What is your approach to the panel’s topic? What are your thoughts on some of the primary issues posed by the existence of drones?
Olivia Rosane: What interests me about drones is that they don’t provoke a neutral response. They inspire both fear and fascination, and my goal in talking and thinking about them is to engage with both reactions. I think part of why drones cause such a stir is because they remind us of the autonomous robot killers of science fiction, when in fact drones are not autonomous. The real moral issue they raise is a different one, namely, what happens to war when one of the combatants can kill remotely and therefore faces no physical risk at all, while the other faces all the risk and has no means of fighting back? So I’m also interested in untangling the imagined futures drones suggest to us from the present and future they actually create/ are creating.
Adam Rothstein: Every technology has an ethical component to it. We tend to separate ethics from other questions of technology–design, potential uses, even environmental effect. We think that the decision on how and when to use technology happens later, after the “product is on the shelf”, so to speak. I want to put ethical questions back in our central considerations for a technology. It should be part of our longest range design process for tech to consider how it could possibly be used and misused. We can’t predict everything, but we can do better. I think drones are important because we can see the potential effects if we don’t consider the ethics of technological development, and yet, we are not doing so.
James Bridle: I imagine I share common interests and questions with the rest of the panel – I certainly do with the above. My interest stems however from the existence of drones as one visible endpoint of large, complex systems, a point of entry into a discussion of such systems – like the architecture of datacenters are a good way to start talking about the internet. The fact that this most “visible” part of these systems is also largely invisible is, for me, a cue to start talking about the way technology masks political intent, rendering it apparently neutral to those without the literacy to read it. Conversely, such intent is very clear to those who possess such literacy, so there’s still hope for our more utopian dreams of tech.

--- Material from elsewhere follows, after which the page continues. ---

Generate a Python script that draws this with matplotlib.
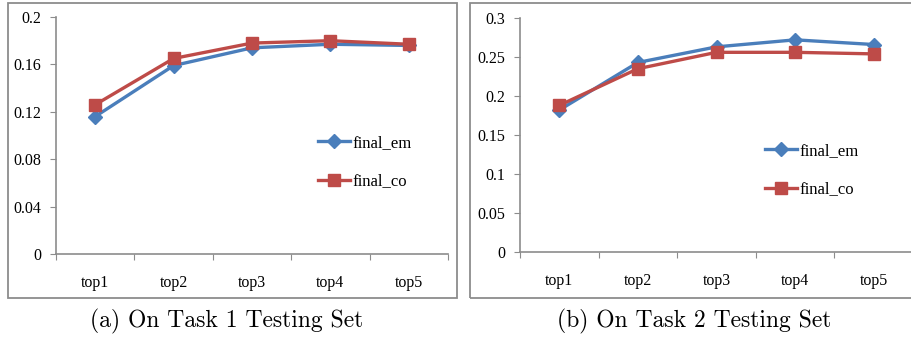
import matplotlib
matplotlib.use("Agg")
import matplotlib.pyplot as plt
from matplotlib.patches import Rectangle

categories = ["top1", "top2", "top3", "top4", "top5"]

# (a) Task 1
task1_em = [0.116, 0.159, 0.174, 0.177, 0.176]
task1_co = [0.126, 0.165, 0.178, 0.180, 0.177]
task1_yticks = [0, 0.04, 0.08, 0.12, 0.16, 0.2]
task1_ylabels = ["0", "0.04", "0.08", "0.12", "0.16", "0.2"]

# (b) Task 2
task2_em = [0.182, 0.243, 0.263, 0.272, 0.266]
task2_co = [0.188, 0.235, 0.256, 0.256, 0.254]
task2_yticks = [0, 0.05, 0.1, 0.15, 0.2, 0.25, 0.3]
task2_ylabels = ["0", "0.05", "0.1", "0.15", "0.2", "0.25", "0.3"]

captions = ["(a) On Task 1 Testing Set", "(b) On Task 2 Testing Set"]

BLUE = "#4A7EBB"
RED = "#BE4B48"
GRAY = "#8C8C8C"
W, H = 911, 341

fig = plt.figure(figsize=(W / 100, H / 100), dpi=100)

# outer frames
for x0, x1 in [(8, 457), (470, 925)]:
    fig.patches.append(Rectangle((x0 / W, (H - 298) / H), (x1 - x0) / W, 295 / H,
                                 transform=fig.transFigure, fill=False,
                                 edgecolor=GRAY, linewidth=1.3))


def draw_panel(rect, em, co, yticks, ylabels, legend_xy):
    ax = fig.add_axes(rect)
    x = range(len(categories))
    ax.plot(x, em, color=BLUE, lw=2.4, marker="D", ms=7.5, label="final_em", zorder=3)
    ax.plot(x, co, color=RED, lw=2.4, marker="s", ms=8.5, label="final_co", zorder=3)
    ax.set_xlim(-0.5, len(categories) - 0.5)
    ax.set_ylim(yticks[0], yticks[-1])
    ax.set_yticks(yticks)
    ax.set_yticklabels(ylabels, fontfamily="Liberation Serif", fontsize=11.5)
    ax.set_xticks([i - 0.5 for i in range(len(categories) + 1)])
    ax.set_xticklabels([])
    ax.set_xticks(list(x), minor=True)
    ax.set_xticklabels(categories, minor=True, fontfamily="Liberation Serif", fontsize=11.5)
    ax.tick_params(axis="x", which="minor", length=0, pad=15)
    ax.tick_params(axis="x", which="major", length=4, color=GRAY, direction="out")
    ax.tick_params(axis="y", length=4, color=GRAY, direction="out", pad=6.5)
    for s in ["top", "right"]:
        ax.spines[s].set_visible(False)
    for s in ["left", "bottom"]:
        ax.spines[s].set_color(GRAY)
        ax.spines[s].set_linewidth(1.2)
    ax.patch.set_alpha(0)
    ax.legend(loc="upper left", bbox_to_anchor=legend_xy, frameon=False,
              handlelength=1.9, handletextpad=0.15, labelspacing=1.35,
              prop={"family": "Liberation Serif", "size": 12})
    return ax


draw_panel([56 / W, (H - 254) / H, 392 / W, 237 / H], task1_em, task1_co,
           task1_yticks, task1_ylabels, (0.63, 0.565))
draw_panel([520 / W, (H - 252) / H, 393 / W, 234 / H], task2_em, task2_co,
           task2_yticks, task2_ylabels, (0.585, 0.53))

for cx, txt in zip([227, 694], captions):
    fig.text(cx / W, (H - 321) / H, txt, ha="center", va="center",
             fontfamily="cmr10", fontsize=17)

fig.savefig("out.png", dpi=100)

Eleanor Saitta: I’ll second what folks have said above, and raise that in addition to being part of a large infrastructural system, they’re also one of the thin ends of the many-wedged Empire. Drones are an end-effector in a system of social and structural control, a tool of inherently asymmetric force projection. Institutions (including states, their subsidiaries, and large multi-nationals) are generally aware of the liabilities of guard labor and of both the inefficiency of devoting large numbers of people to it, and more importantly the risk of that guard labor breaking down. Drones are one of the more legible faces of efforts to automate that labor. Drones in times of pseudo-peace are to me more interesting than drones in an actively hot battlespace.
How do drones figure into your work/research?
Olivia Rosane: Over at the State, I’ve been writing for almost two years about the way people are using digital technologies to create art and literature. Out of this came an interest in the ways drones are both used for art and represented in art. My fellow State blogger Adam Rothstein and I decided to co-curate Murmuration, a Festival of Drone Culture last June in order to generate and showcase more art, writing, video, and music that dealt with drones. Part of our goal was to use art to explore questions drones raise. What is it like to live under drones? What is it like to pilot drones? What would it be like to be a drone? We were also interested in challenging popular, inaccurate fictions about drones, such as their autonomy, with more complex fictions that dealt more precisely with what drones do and could do.
Adam Rothstein: Drones are super interesting because they are both new tech, and old tech. Global Hawks use cutting edge satellite communications and digital imagery sensors, and yet the plane is basically an updated U-2 frame, designed for a mission over 50 years old. Drones are a great opportunity to look forward into our technological future, while keeping our technological history in mind. A lot of people think that “looking forward” means history is less important, because we are “changing the paradigm”, “disrupting”, etc. But drones remind us that’s not really true.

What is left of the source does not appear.